Set within 148 acres of landscaped gardens the Park maintains nature walks, two beehives and a flower garden as well as encouraging tenants to use public transport, walking and cycling routes. There is also an on-site cafe and newsagent as well as catering vans that deliver to the door. A selection of health and fitness classes run throughout the week, including pilates and relaxation.

== History ==
The first phase of the Park was developed by Arlington in 1988 and comprised just seven buildings.

In 1992, Princess Anne officially opened the Birmingham Business Park's Waterside Centre, which houses management office, shops, cafes, newsagents, dry cleaners and a nursery. The same year, future Prime Minister Tony Blair also visited the site, accompanied by then Labour Party leader Neil Kinnock, to launch his election campaign for Prime Minister.

Rob Large, director of the company that has asset managed the Park for the past five years, said: “Over the last 30 years, Birmingham Business Park has established itself as the region’s premiere out of town office park.

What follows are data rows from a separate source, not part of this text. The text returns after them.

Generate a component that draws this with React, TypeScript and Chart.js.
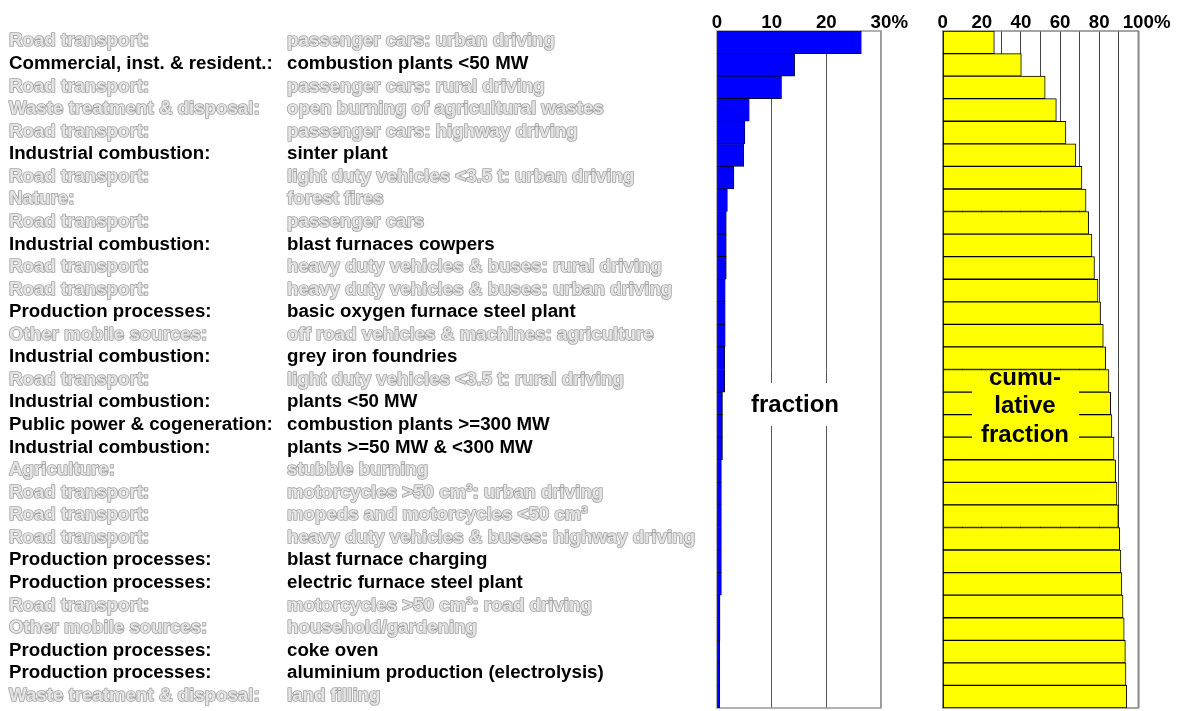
import React, { useEffect, useRef } from 'react';
import { Chart, registerables } from 'chart.js';
Chart.register(...registerables);

const categories = [
  'Road transport:', 'Commercial, inst. & resident.:', 'Road transport:', 'Waste treatment & disposal:',
  'Road transport:', 'Industrial combustion:', 'Road transport:', 'Nature:', 'Road transport:',
  'Industrial combustion:', 'Road transport:', 'Road transport:', 'Production processes:',
  'Other mobile sources:', 'Industrial combustion:', 'Road transport:', 'Industrial combustion:',
  'Public power & cogeneration:', 'Industrial combustion:', 'Agriculture:', 'Road transport:',
  'Road transport:', 'Road transport:', 'Production processes:', 'Production processes:',
  'Road transport:', 'Other mobile sources:', 'Production processes:', 'Production processes:',
  'Waste treatment & disposal:',
];

const details = [
  'passenger cars: urban driving', 'combustion plants <50 MW', 'passenger cars: rural driving',
  'open burning of agricultural wastes', 'passenger cars: highway driving', 'sinter plant',
  'light duty vehicles <3.5 t: urban driving', 'forest fires', 'passenger cars',
  'blast furnaces cowpers', 'heavy duty vehicles & buses: rural driving',
  'heavy duty vehicles & buses: urban driving', 'basic oxygen furnace steel plant',
  'off road vehicles & machines: agriculture', 'grey iron foundries',
  'light duty vehicles <3.5 t: rural driving', 'plants <50 MW', 'combustion plants >=300 MW',
  'plants >=50 MW & <300 MW', 'stubble burning', 'motorcycles >50 cm³: urban driving',
  'mopeds and motorcycles <50 cm³', 'heavy duty vehicles & buses: highway driving',
  'blast furnace charging', 'electric furnace steel plant', 'motorcycles >50 cm³: road driving',
  'household/gardening', 'coke oven', 'aluminium production (electrolysis)', 'land filling',
];

// true = drawn in black, false = drawn in outlined grey
const highlighted = [
  false, true, false, false, false, true, false, false, false, true,
  false, false, true, false, true, false, true, true, true, false,
  false, false, false, true, true, false, false, true, true, false,
];

const fractionValues = [
  26.4, 14.2, 11.8, 5.9, 5.1, 4.9, 3.1, 1.9, 1.7, 1.7,
  1.7, 1.5, 1.5, 1.5, 1.4, 1.4, 1.0, 1.0, 1.0, 0.8,
  0.8, 0.8, 0.8, 0.8, 0.8, 0.55, 0.55, 0.5, 0.5, 0.5,
];

const cumulativeValues = [
  26.4, 40.2, 52.4, 58.1, 63.0, 68.1, 71.2, 73.3, 74.6, 76.3,
  77.6, 79.4, 80.7, 82.1, 83.3, 85.0, 85.9, 86.5, 87.6, 88.4,
  89.1, 89.8, 90.5, 91.1, 91.6, 92.2, 92.8, 93.4, 93.7, 94.1,
];

const fractionTicks = [0, 10, 20, 30];
const cumulativeTicks = [0, 20, 40, 60, 80, 100];

const FONT = '"Liberation Sans", Arial, Helvetica, sans-serif';
const LABEL_FONT = `bold 18.7px ${FONT}`;

function tickLabelPlugin(ticks: number[]) {
  return {
    id: 'tickLabels',
    afterDraw(chart: any) {
      const { ctx } = chart;
      const sx = chart.scales.x;
      ctx.save();
      ctx.font = LABEL_FONT;
      ctx.fillStyle = '#000';
      ctx.textBaseline = 'alphabetic';
      ticks.forEach((v, i) => {
        const px = sx.getPixelForValue(v);
        const txt = String(v);
        ctx.textAlign = 'center';
        ctx.fillText(txt, px, 28);
        if (i === ticks.length - 1) {
          const w = ctx.measureText(txt).width;
          ctx.textAlign = 'left';
          ctx.fillText('%', px + w / 2, 28);
        }
      });
      ctx.restore();
    },
  };
}

function framePlugin(color: string, width: number) {
  return {
    id: 'frame',
    beforeDatasetsDraw(chart: any) {
      const { ctx, chartArea: a } = chart;
      ctx.save();
      ctx.strokeStyle = color;
      ctx.lineWidth = width;
      ctx.strokeRect(a.left, a.top, a.right - a.left, a.bottom - a.top);
      ctx.restore();
    },
  };
}

const rowLabelPlugin = {
  id: 'rowLabels',
  afterDraw(chart: any) {
    const { ctx } = chart;
    const sy = chart.scales.y;
    ctx.save();
    ctx.font = LABEL_FONT;
    ctx.textAlign = 'left';
    ctx.textBaseline = 'middle';
    ctx.lineJoin = 'round';
    categories.forEach((c, i) => {
      const py = sy.getPixelForValue(i) - 1;
      if (highlighted[i]) {
        ctx.fillStyle = '#000';
        ctx.fillText(c, 9, py);
        ctx.fillText(details[i], 287, py);
      } else {
        ctx.lineWidth = 1.7;
        ctx.strokeStyle = '#a3a3a3';
        ctx.strokeText(c, 9, py);
        ctx.strokeText(details[i], 287, py);
        ctx.fillStyle = '#e4e4e4';
        ctx.fillText(c, 9, py);
        ctx.fillText(details[i], 287, py);
      }
    });
    ctx.restore();
  },
};

function boxLabelPlugin(lines: string[], bg: string, box: [number, number, number, number], cx: number, ys: number[]) {
  return {
    id: 'boxLabel',
    afterDatasetsDraw(chart: any) {
      const { ctx } = chart;
      ctx.save();
      ctx.fillStyle = bg;
      ctx.fillRect(box[0], box[1], box[2] - box[0], box[3] - box[1]);
      ctx.font = `bold 24px ${FONT}`;
      ctx.fillStyle = '#000';
      ctx.textAlign = 'center';
      ctx.textBaseline = 'middle';
      lines.forEach((l, i) => ctx.fillText(l, cx, ys[i]));
      ctx.restore();
    },
  };
}

export default function App() {
  const ref1 = useRef<HTMLCanvasElement>(null);
  const ref2 = useRef<HTMLCanvasElement>(null);

  useEffect(() => {
    const labels = categories.map((_, i) => String(i));
    const c1 = new Chart(ref1.current as HTMLCanvasElement, {
      type: 'bar',
      data: {
        labels,
        datasets: [{
          data: fractionValues,
          backgroundColor: '#0000ff',
          borderColor: '#000',
          borderWidth: 0.7,
          borderSkipped: false,
          categoryPercentage: 1,
          barPercentage: 1,
        }],
      },
      options: {
        indexAxis: 'y',
        responsive: false,
        animation: false,
        devicePixelRatio: 1,
        layout: { padding: { left: 717, right: 49, top: 0, bottom: 3 } },
        plugins: { legend: { display: false }, tooltip: { enabled: false } },
        scales: {
          x: {
            position: 'top',
            min: 0,
            max: 30,
            ticks: { display: false, stepSize: 10 },
            grid: {
              drawTicks: false,
              color: (c: any) => (c.tick && c.tick.value === 30 ? '#999' : '#555'),
              lineWidth: (c: any) => (c.tick && c.tick.value === 30 ? 1.5 : 1),
            },
            border: { display: false },
            afterFit: (s: any) => { s.height = 31; },
          },
          y: { display: false },
        },
      } as any,
      plugins: [
        framePlugin('#999', 1.5),
        tickLabelPlugin(fractionTicks),
        rowLabelPlugin,
        boxLabelPlugin(['fraction'], '#fff', [746, 383, 845, 426], 795, [405]),
      ],
    });

    const c2 = new Chart(ref2.current as HTMLCanvasElement, {
      type: 'bar',
      data: {
        labels,
        datasets: [{
          data: cumulativeValues,
          backgroundColor: '#ffff00',
          borderColor: '#000',
          borderWidth: 1,
          borderSkipped: false,
          categoryPercentage: 1,
          barPercentage: 1,
        }],
      },
      options: {
        indexAxis: 'y',
        responsive: false,
        animation: false,
        devicePixelRatio: 1,
        layout: { padding: { left: 12.7, right: 38.7, top: 0, bottom: 3 } },
        plugins: { legend: { display: false }, tooltip: { enabled: false } },
        scales: {
          x: {
            position: 'top',
            min: 0,
            max: 100,
            ticks: { display: false, stepSize: 10 },
            grid: {
              drawTicks: false,
              color: (c: any) => (c.tick && c.tick.value === 100 ? '#888' : '#444'),
              lineWidth: (c: any) => (c.tick && c.tick.value === 100 ? 1.5 : 1),
            },
            border: { display: false },
            afterFit: (s: any) => { s.height = 31; },
          },
          y: { display: false },
        },
      } as any,
      plugins: [
        framePlugin('#888', 1.5),
        tickLabelPlugin(cumulativeTicks),
        boxLabelPlugin(['cumu-', 'lative', 'fraction'], '#ffff00', [42, 371, 149, 448], 95, [378, 406, 435]),
      ],
    });

    return () => { c1.destroy(); c2.destroy(); };
  }, []);

  return (
    <div style={{ position: 'absolute', left: 0, top: 0, width: 1177, height: 711, background: '#fff' }}>
      <canvas ref={ref1} width={930} height={711} style={{ position: 'absolute', left: 0, top: 0, width: 930, height: 711 }} />
      <canvas ref={ref2} width={247} height={711} style={{ position: 'absolute', left: 930, top: 0, width: 247, height: 711 }} />
    </div>
  );
}
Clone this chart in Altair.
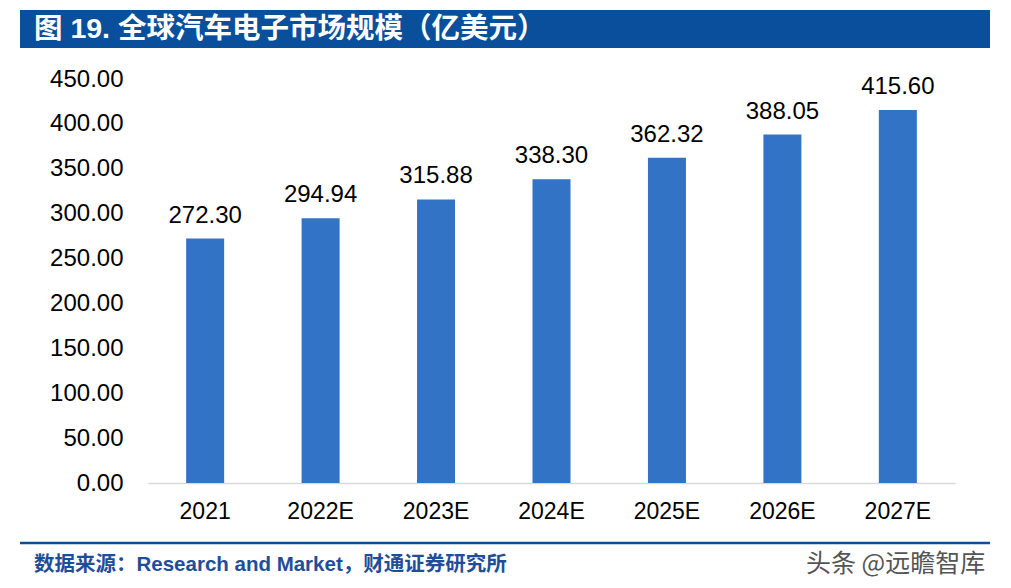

It is home to global companies, which are leaders in their field and are helping create jobs and economic prosperity for the Greater Birmingham region.”

In 2014, Rolls-Royce Aero Engine Controls opened its new £60 million purpose-built research, design, development and manufacturing facility at Birmingham Business Park, where it employs 1,200 people.

== Companies ==
Birmingham Business Park houses corporate offices for many companies, and its range of high-profile occupiers include Rolls-Royce, Fujitsu, EE, Dunlop Tyres (HiQ), Atos, and IMI.